Did Alabama man Kevin Greeson die after accidentally tasing himself inside the U.S. Capitol during the January 6, 2021, insurrection? No, this claim is based on a fake statement purported to be from Greeson's family. The real family statement said he suffered a heart attack, and did not say it was triggered when he accidentally tasered "himself in the balls."
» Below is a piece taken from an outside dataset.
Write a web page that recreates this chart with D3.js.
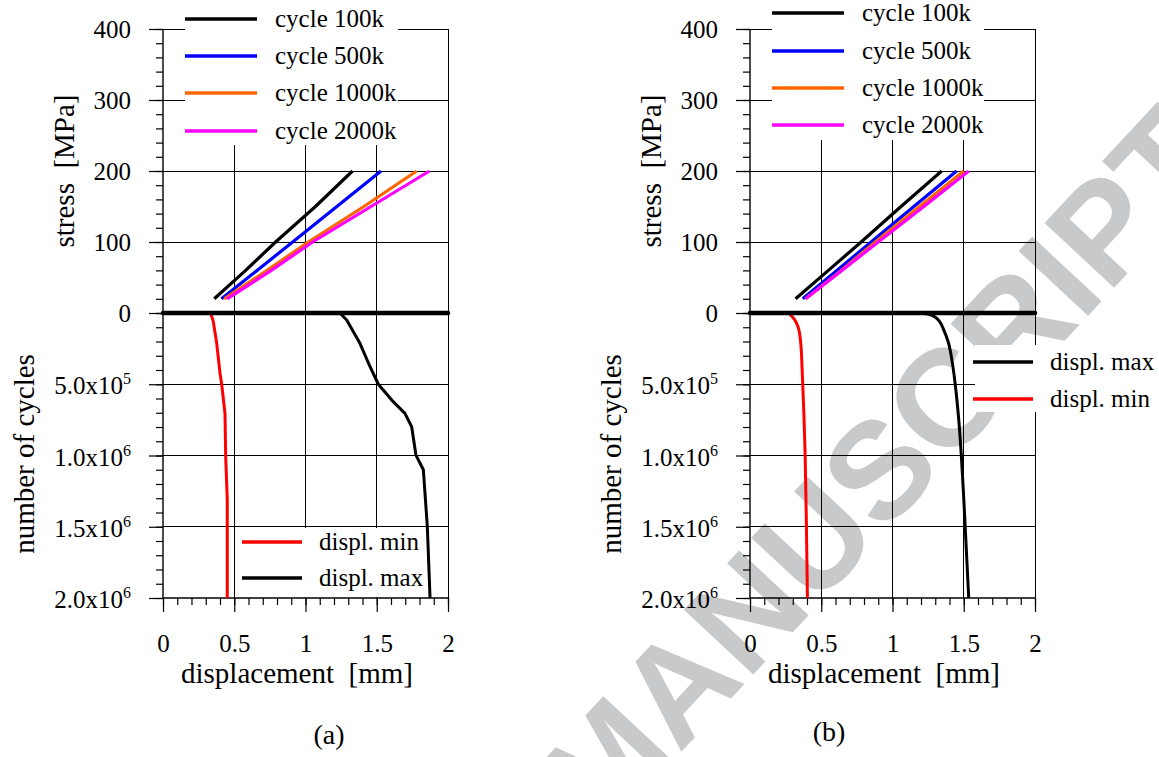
<!DOCTYPE html>
<html>
<head>
<meta charset="utf-8">
<script src="https://cdn.jsdelivr.net/npm/d3@7"></script>
<style>
  body { margin: 0; background: #fff; }
  svg { display: block; }
  svg text { font-family: 'Liberation Serif', 'Times New Roman', Tinos, 'Nimbus Roman', 'DejaVu Serif', serif; fill: #000; }
</style>
</head>
<body>
<svg id="chart" width="1159" height="757"></svg>
<script>
// ---------------- data ----------------
const dispTicks = [0, 0.5, 1, 1.5, 2];
const dispTickLabels = ["0", "0.5", "1", "1.5", "2"];
const stressTicks = [0, 100, 200, 300, 400];
const cycleTicks = [5e5, 1e6, 1.5e6, 2e6];
const cycleTickMant = ["5.0x10", "1.0x10", "1.5x10", "2.0x10"];
const cycleTickExp = ["5", "6", "6", "6"];

const seriesNames = ["cycle 100k", "cycle 500k", "cycle 1000k", "cycle 2000k"];
const stressPoints = [20, 60, 100, 150, 200];

// panel (a): stress-displacement loops
const a_disp100k  = [0.36, 0.58, 0.79, 1.07, 1.33];
const a_disp500k  = [0.41, 0.66, 0.91, 1.22, 1.53];
const a_disp1000k = [0.43, 0.73, 1.02, 1.41, 1.78];
const a_disp2000k = [0.45, 0.76, 1.05, 1.46, 1.87];
// panel (b)
const b_disp100k  = [0.32, 0.55, 0.78, 1.06, 1.345];
const b_disp500k  = [0.37, 0.61, 0.85, 1.15, 1.45];
const b_disp1000k = [0.39, 0.64, 0.88, 1.19, 1.50];
const b_disp2000k = [0.39, 0.645, 0.90, 1.22, 1.535];

// zero line
const zeroDisp = [0, 2];
const zeroVal = [0, 0];

// panel (a): displacement vs number of cycles
const a_cyclesMin = [0, 61e3, 213e3, 423e3, 500e3, 704e3, 1.01e6, 1.31e6, 2.0e6];
const a_displMin  = [0.335, 0.353, 0.377, 0.40, 0.412, 0.435, 0.44, 0.451, 0.451];
const a_cyclesMax = [0, 49e3, 213e3, 377e3, 500e3, 611e3, 704e3, 798e3, 997e3, 1.10e6, 1.50e6, 2.0e6];
const a_displMax  = [1.242, 1.289, 1.382, 1.453, 1.511, 1.605, 1.698, 1.745, 1.775, 1.827, 1.855, 1.874];
// panel (b)
const b_cyclesMin = [0, 20e3, 50e3, 100e3, 200e3, 400e3, 700e3, 1.0e6, 1.5e6, 2.0e6];
const b_displMin  = [0.27, 0.29, 0.315, 0.338, 0.355, 0.366, 0.378, 0.387, 0.396, 0.403];
const b_cyclesMax = [0, 10e3, 30e3, 60e3, 120e3, 200e3, 350e3, 500e3, 750e3, 1.0e6, 1.3e6, 1.6e6, 2.0e6];
const b_displMax  = [1.20, 1.26, 1.30, 1.33, 1.36, 1.39, 1.42, 1.44, 1.465, 1.483, 1.50, 1.515, 1.535];

const cycleColors = ["#000000", "#0000ff", "#ff6600", "#ff00ff"];

// ---------------- drawing ----------------
const SERIF = "'Liberation Serif', 'Times New Roman', Tinos, 'Nimbus Roman', 'DejaVu Serif', serif";
const svg = d3.select("#chart");

// watermark (behind chart)
svg.append("text")
  .attr("transform", "translate(878,468) rotate(-47)")
  .attr("text-anchor", "middle")
  .attr("dy", "0.36em")
  .attr("font-family", "'Liberation Sans', Arial, sans-serif")
  .style("font-family", "'Liberation Sans', Arial, sans-serif")
  .style("font-weight", "bold")
  .style("font-size", "138px")
  .style("fill", "#c8c9ca")
  .text("MANUSCRIPT");

function zip(xs, ys) { return xs.map((v, i) => [v, ys[i]]); }
function serif(sel, size) { return sel.attr("font-family", SERIF).style("font-family", SERIF).style("font-size", size + "px"); }

function drawPanel(p) {
  const g = svg.append("g");
  const L = p.left;
  const x = d3.scaleLinear().domain([0, 2]).range([L, L + 285]);
  const yS = d3.scaleLinear().domain([0, 400]).range([313, 29]);
  const yN = d3.scaleLinear().domain([0, 2e6]).range([313, 598]);

  // grid
  const grid = g.append("g").attr("stroke", "#000").attr("stroke-width", 1).attr("shape-rendering", "crispEdges");
  grid.selectAll("line.v").data([0.5, 1, 1.5]).join("line")
    .attr("x1", d => x(d)).attr("x2", d => x(d)).attr("y1", yS(400)).attr("y2", yN(2e6));
  grid.selectAll("line.hs").data([100, 200, 300, 400]).join("line")
    .attr("x1", x(0)).attr("x2", x(2)).attr("y1", d => yS(d)).attr("y2", d => yS(d));
  grid.selectAll("line.hn").data([5e5, 1e6, 1.5e6]).join("line").attr("class", "hn")
    .attr("x1", x(0)).attr("x2", x(2)).attr("y1", d => yN(d)).attr("y2", d => yN(d));
  grid.append("line").attr("x1", x(2)).attr("x2", x(2)).attr("y1", yS(400)).attr("y2", yN(2e6));

  // legend backgrounds
  g.append("rect").attr("x", p.topBox[0]).attr("y", p.topBox[1]).attr("width", p.topBox[2]).attr("height", p.topBox[3]).attr("fill", "#fff");
  g.append("rect").attr("x", p.botBox[0]).attr("y", p.botBox[1]).attr("width", p.botBox[2]).attr("height", p.botBox[3]).attr("fill", "#fff");

  // axes
  const axG = g.append("g").attr("transform", `translate(${L},0)`);
  const ySmaj = axG.append("g").call(d3.axisLeft(yS).tickValues(stressTicks).tickSize(14).tickPadding(18).tickFormat(d3.format("d")));
  const ySmin = axG.append("g").call(d3.axisLeft(yS).tickValues(d3.range(0, 401, 20)).tickSize(7).tickFormat(""));
  const yNmaj = axG.append("g").call(d3.axisLeft(yN).tickValues(cycleTicks).tickSize(14).tickFormat(""));
  const yNmin = axG.append("g").call(d3.axisLeft(yN).tickValues(d3.range(0, 2e6 + 1, 1e5)).tickSize(7).tickFormat(""));
  [ySmaj, ySmin, yNmaj, yNmin].forEach(a => { a.attr("font-family", SERIF); a.select(".domain").remove(); a.selectAll("line").attr("stroke-width", 1.2); });
  serif(ySmaj.selectAll("text"), 25);
  axG.append("line").attr("x1", 0).attr("x2", 0).attr("y1", yS(400)).attr("y2", yN(2e6)).attr("stroke", "#000").attr("stroke-width", 1.4);

  // cycle tick labels with superscript
  const lab = serif(g.selectAll("text.cyc").data(cycleTicks).join("text").attr("class", "cyc")
    .attr("x", L - 32).attr("y", d => yN(d) + 10).attr("text-anchor", "end"), 25);
  lab.append("tspan").text((d, i) => cycleTickMant[i]);
  lab.append("tspan").attr("dy", -10).style("font-size", "16px").text((d, i) => cycleTickExp[i]);

  const axB = g.append("g").attr("transform", `translate(0,${yN(2e6)})`);
  const xMaj = axB.append("g").call(d3.axisBottom(x).tickValues(dispTicks).tickSize(14).tickPadding(22).tickFormat((d, i) => dispTickLabels[i]));
  const xMin = axB.append("g").call(d3.axisBottom(x).tickValues(d3.range(0, 2.001, 0.1)).tickSize(7).tickFormat(""));
  [xMaj, xMin].forEach(a => { a.attr("font-family", SERIF); a.select(".domain").remove(); a.selectAll("line").attr("stroke-width", 1.2); });
  serif(xMaj.selectAll("text"), 25);
  axB.append("line").attr("x1", x(0)).attr("x2", x(2)).attr("y1", 0).attr("y2", 0).attr("stroke", "#000").attr("stroke-width", 1.4);

  // top data: stress vs displacement
  const lineS = d3.line().x(d => x(d[0])).y(d => yS(d[1]));
  p.cycles.forEach((arr, i) => {
    g.append("path").datum(zip(arr, stressPoints)).attr("d", lineS)
      .attr("fill", "none").attr("stroke", cycleColors[i]).attr("stroke-width", 3.2).attr("stroke-linejoin", "round");
  });

  // bottom data: displacement vs cycles
  const lineN = d3.line().x(d => x(d[0])).y(d => yN(d[1])).curve(p.curve);
  g.append("path").datum(zip(p.displMin, p.cyclesMin)).attr("d", lineN)
    .attr("fill", "none").attr("stroke", "#ff0000").attr("stroke-width", 3).attr("stroke-linejoin", "round");
  g.append("path").datum(zip(p.displMax, p.cyclesMax)).attr("d", lineN)
    .attr("fill", "none").attr("stroke", "#000").attr("stroke-width", 3).attr("stroke-linejoin", "round");

  // thick zero line
  g.append("path").datum(zip(zeroDisp, zeroVal)).attr("d", lineS)
    .attr("fill", "none").attr("stroke", "#000").attr("stroke-width", 4.5).attr("stroke-linecap", "round");

  // top legend
  const tl = g.selectAll("g.tl").data(seriesNames).join("g").attr("class", "tl")
    .attr("transform", (d, i) => `translate(${L + 22},${p.topLegY[i]})`);
  tl.append("line").attr("x1", 0).attr("x2", 72).attr("stroke", (d, i) => cycleColors[i]).attr("stroke-width", 3.5);
  serif(tl.append("text").attr("x", 90).attr("y", 8), 25).text(d => d);

  // bottom legend
  const bl = g.selectAll("g.bl").data(p.botLeg).join("g").attr("class", "bl")
    .attr("transform", d => `translate(${d.x},${d.y})`);
  bl.append("line").attr("x1", 0).attr("x2", 60).attr("stroke", d => d.color).attr("stroke-width", 3.5);
  serif(bl.append("text").attr("x", 77).attr("y", 8), 25).text(d => d.name);

  // axis titles
  serif(g.append("text").attr("transform", `translate(${L - 89},171) rotate(-90)`).attr("text-anchor", "middle"), 29)
    .style("white-space", "pre").text("stress  [MPa]");
  serif(g.append("text").attr("transform", `translate(${L - 129},454) rotate(-90)`).attr("text-anchor", "middle"), 29)
    .text("number of cycles");
  serif(g.append("text").attr("x", L + 134).attr("y", 683).attr("text-anchor", "middle"), 29)
    .style("white-space", "pre").text("displacement  [mm]");
  serif(g.append("text").attr("x", p.capX).attr("y", p.capY).attr("text-anchor", "middle"), 28)
    .text(p.caption);
}

drawPanel({
  left: 163,
  cycles: [a_disp100k, a_disp500k, a_disp1000k, a_disp2000k],
  cyclesMin: a_cyclesMin, displMin: a_displMin, cyclesMax: a_cyclesMax, displMax: a_displMax,
  curve: d3.curveLinear,
  topBox: [185, 0, 213, 145],
  topLegY: [19, 56, 93, 131],
  botBox: [238, 528, 187, 69],
  botLeg: [{name: "displ. min", color: "#ff0000", x: 242, y: 542}, {name: "displ. max", color: "#000", x: 242, y: 578}],
  caption: "(a)", capX: 329, capY: 744
});
drawPanel({
  left: 750,
  cycles: [b_disp100k, b_disp500k, b_disp1000k, b_disp2000k],
  cyclesMin: b_cyclesMin, displMin: b_displMin, cyclesMax: b_cyclesMax, displMax: b_displMax,
  curve: d3.curveMonotoneY,
  topBox: [772, 0, 212, 140],
  topLegY: [13, 51, 88, 125],
  botBox: [975, 345, 184, 67],
  botLeg: [{name: "displ. max", color: "#000", x: 973, y: 362}, {name: "displ. min", color: "#ff0000", x: 973, y: 399}],
  caption: "(b)", capX: 829, capY: 741
});
</script>
</body>
</html>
The claim appeared in a post (archived here) shared on Facebook on January 8, 2021. It featured a meme with the fake family statement and a text introduction that read:
THIS IDIOT TOOK HIMSELF OUT
This guy stormed our Capitol with a taser concealed in his pants. In a rush of adrenaline & poor decision-making, he reportedly was in the process of stealing a portrait of Tip O'Neill (Tip O'Neill???) when he accidentally & repeatedly discharged the taser in his pants. He tased himself in the balls until he suffered a fatal heart attack. Really. Tased his own nuts until he was dead. 55 year old Kevin Greeson.
This is what the post looked like on Facebook at the time of writing:
(Source: Facebook screenshot taken on Sat Jan 9 20:26:38 2021 UTC)
The text of the fake Greeson family statement read:
On behalf of the family of Kevin Greeson:
Kevin was an advocate of President Trump and attended the event on January 6, 2021 to show his support.
Kevin had a history of high blood pressure and in the midst of the excitement, suffered a heart attack while accidentally tasering himself in the balls. Our family is devastated, and ask that in lieu of flowers Trump supporters taser themselves in the balls in an act of solidarity.
The Greeson family did not issue that statement, but his wife did talk to the New York Times:
In an interview on Thursday, his wife, Kristi Greeson, said authorities contacted her afterward to say that her husband had died of a heart attack. Ms. Greeson said her husband, who was a father of five, had left home on Tuesday, spending the night in Virginia with a friend. She said her husband, who had high blood pressure, was excited to attend the rally, believing the election had been stolen.
"He felt like it was a monumental event in his mind," she said. "I didn't want him to go. I didn't feel like it was safe."
The same article said a New York Times reporter was on the scene as Greeson collapsed outside of the Capitol while talking on a cellphone with his wife, not inside the building while trying to steal a portrait of former House Speaker Tip O'Neill:
Mr. Greeson had been talking to his wife on his phone when he fell to the sidewalk. A New York Times reporter watched as emergency personnel rushed to help, furiously performing chest compressions, but were unable to revive him.